Ferry Schedules and Island-Hopping Logistics
Greek ferry services follow a clear seasonal pattern that directly affects which island combinations are practical in which months.
The main operators — Blue Star Ferries, Hellenic Seaways, Aegean Speed Lines, and SeaJets — run approximately 60% of their full schedule in winter and expand to full capacity by mid-May. Infrequent connections in winter mean that some multi-island itineraries require days between sailings. By May, the same circuit can often be completed in 48 hours on high-speed catamarans.
The main Piraeus–Cyclades spine (Athens to Santorini, Mykonos, Naxos, Paros) runs multiple daily sailings in high season. Thinner routes — Astypalaia, Ikaria, Alonissos — remain twice or three-times weekly even at peak. Ferry booking 2–4 weeks ahead is generally sufficient for most routes in shoulder season; high-season sailings on the Piraeus–Santorini run on public holiday weekends can sell out a month ahead.
The overnight Piraeus–Santorini ferry (departing around 20:30, arriving approximately 04:00) effectively replaces a hotel night — worth considering if you are island-hopping on a budget. A deck-class ticket runs €40–55 compared to €70–90 for the high-speed catamaran, and you lose no daylight hours.
Festival Calendar
Greece's cultural calendar provides genuine reasons to visit beyond weather optimisation.
The Athens and Epidaurus Festival runs June through August, using ancient theatres — the Odeon of Herodes Atticus on the Acropolis slope and the 2,300-year-old theatre at Epidaurus — for ancient Greek drama, opera, and contemporary theatre. Tickets for major productions sell out weeks ahead. Epidaurus is 2 hours from Athens by car and seeing Sophocles performed in a stone theatre under stars has no metropolitan equivalent.
Easter (Páscha) is the most important event in the Greek Orthodox calendar. The midnight resurrection service on Holy Saturday — when congregations emerge holding candles into the dark and bells ring simultaneously across the city — is one of the most atmospheric events in European religious culture. Dates vary by year; Greek Orthodox Easter often differs from Western Easter by 1–5 weeks. Experiencing it on a quieter island or in a small village is recommended over central Athens.
The Thessaloniki International Film Festival in November (served by SKG airport) is one of southeastern Europe's most respected cultural events. It falls in a month when city prices are low and the Byzantine monuments attract almost no queues.
Mainland Greece: The Underrated Alternative
Visitors focused on islands sometimes overlook a mainland offer that is equally compelling and considerably less crowded.

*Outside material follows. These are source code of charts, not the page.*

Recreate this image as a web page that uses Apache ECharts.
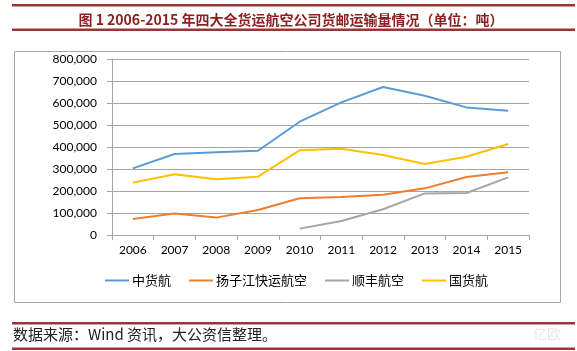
<!DOCTYPE html>
<html><head><meta charset="utf-8">
<script src="https://cdn.jsdelivr.net/npm/echarts@6/dist/echarts.min.js"></script>
<style>html,body{margin:0;padding:0;background:#fff}#c{width:577px;height:351px}</style>
</head><body><div id="c"></div>
<script>
const years = ['2006','2007','2008','2009','2010','2011','2012','2013','2014','2015'];
const ckh = [303000,368000,376000,383000,515000,603000,673000,633000,580000,565000];
const yzj = [73000,98000,79000,114000,167000,173000,183000,212000,264000,285000];
const sf = [null,null,null,null,29000,64000,117000,189000,191000,262000];
const ghh = [238000,276000,253000,265000,385000,392000,364000,323000,356000,414000];
const names = ['中货航','扬子江快运航空','顺丰航空','国货航'];
const colors = ['#5B9BD5','#ED7D31','#A5A5A5','#FFC000'];
const yTicks = [0,100000,200000,300000,400000,500000,600000,700000,800000];

const chart = echarts.init(document.getElementById('c'), null, {renderer:'canvas'});
const red = '#9B3434';
const mk = (name, data, i) => ({name, type:'line', data, symbol:'none', connectNulls:false,
  lineStyle:{width:2, color:colors[i]}, itemStyle:{color:colors[i]}, z:3});
chart.setOption({
  animation:false,
  title:{text:'图 1 2006-2015 年四大全货运航空公司货邮运输量情况（单位：吨）', left:286, textAlign:'center', top:8,
    textStyle:{fontSize:14, fontWeight:'bold', color:'#8B1F1F', fontFamily:'"Noto Sans CJK SC", "DejaVu Sans"'}},
  grid:{left:112, right:48, top:59, bottom:116},
  xAxis:{type:'category', data:years, boundaryGap:true,
    axisLine:{lineStyle:{color:'#A6A6A6'}}, axisTick:{show:true, length:5, lineStyle:{color:'#A6A6A6'}},
    axisLabel:{color:'#000', fontSize:12, fontFamily:'Lato', margin:9}},
  yAxis:{type:'value', min:0, max:800000, interval:100000,
    axisLine:{show:true, lineStyle:{color:'#A6A6A6'}}, axisTick:{show:true, length:5, lineStyle:{color:'#A6A6A6'}},
    splitLine:{lineStyle:{color:'#A6A6A6'}},
    axisLabel:{color:'#000', fontSize:12, fontFamily:'Lato', margin:15,
      formatter:v=>v.toLocaleString('en-US')}},
  legend:{left:100, top:269, itemWidth:24, itemHeight:2, itemGap:18, icon:'rect',
    textStyle:{fontSize:13, color:'#000', fontFamily:'"Noto Sans CJK SC"', padding:[0,0,0,-2]},
    data:names},
  series:[mk(names[0],ckh,0), mk(names[1],yzj,1), mk(names[2],sf,2), mk(names[3],ghh,3)],
  graphic:[
    {type:'rect', shape:{x:0,y:4,width:563,height:2.5}, left:12, top:4, style:{fill:red}},
    {type:'rect', shape:{x:0,y:0,width:563,height:2.5}, left:12, top:28.5, style:{fill:red}},
    {type:'rect', shape:{x:14.5,y:51.5,width:546,height:251}, style:{fill:'none', stroke:'#A6A6A6', lineWidth:1}, z:-1},
    {type:'rect', left:12, top:322, shape:{x:0,y:0,width:563,height:2.5}, style:{fill:red}},
    {type:'rect', left:12, top:347.5, shape:{x:0,y:0,width:563,height:2.5}, style:{fill:red}},
    {type:'text', left:13, top:327, style:{text:'数据来源：Wind 资讯，大公资信整理。', fontSize:15, fill:'#222', fontFamily:'"Noto Sans CJK SC"'}},
    {type:'text', left:533, top:327, style:{text:'亿欧', fontSize:14, fill:'#e8e8e8', fontFamily:'"Noto Sans CJK SC"'}}
  ]
});
</script></body></html>
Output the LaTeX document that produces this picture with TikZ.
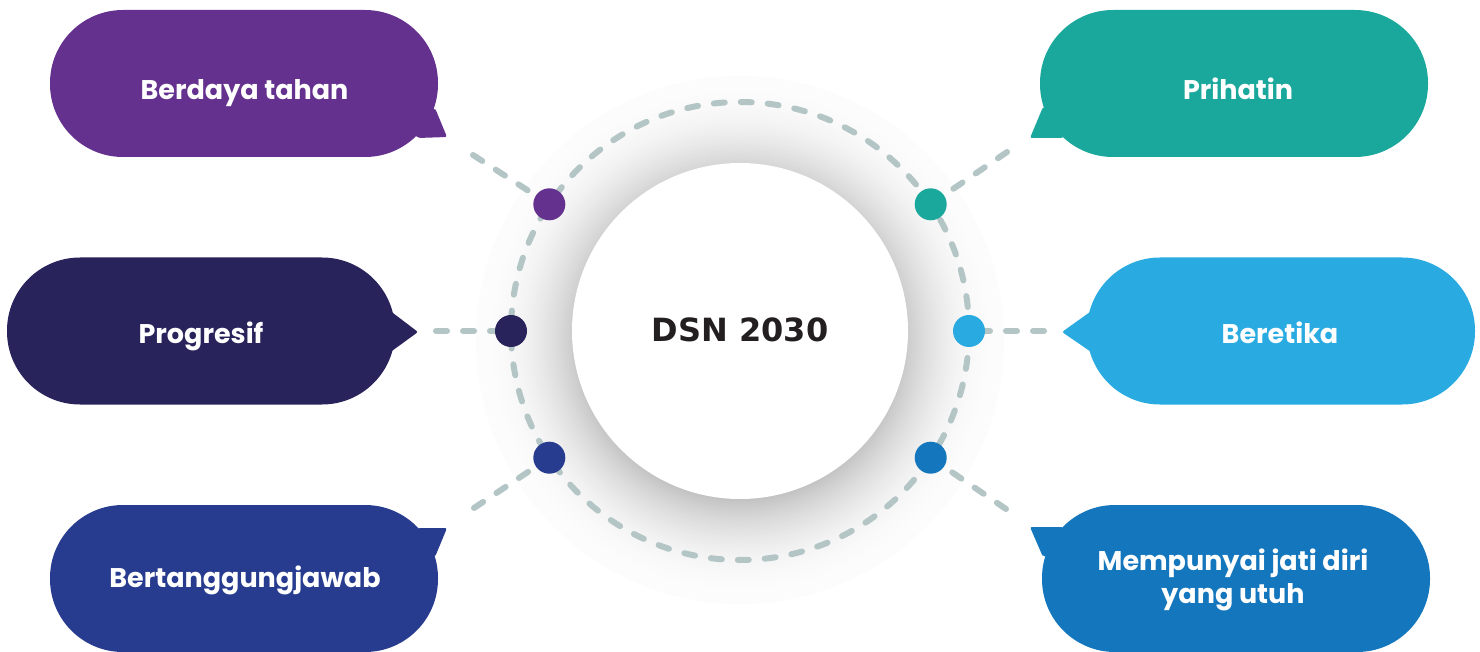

The Peloponnese contains some of the finest classical and Byzantine sites in the country: Ancient Olympia, the theatre at Epidaurus, and the Byzantine ghost town of Mystras near Sparta. Nafplio — a Venetian old town beneath a clifftop castle — is a strong short-break destination in its own right, with an excellent restaurant scene and accommodation at €80–150 per night in shoulder season.
Thessaloniki functions as an excellent base for northern Greece. The White Tower, the Roman Forum, and a remarkable concentration of Byzantine churches are the headline attractions, but the city's food culture — its bougatsa pastry shops and the covered Modiano Market — rewards equally. Less than an hour's drive brings you to Vergina, where the royal Macedonian tombs (including that of Philip II, father of Alexander the Great) are displayed beneath a remarkable underground museum. The golden burial objects are among the finest artefacts to survive from antiquity and are displayed with a quality of curation that rivals any major European museum.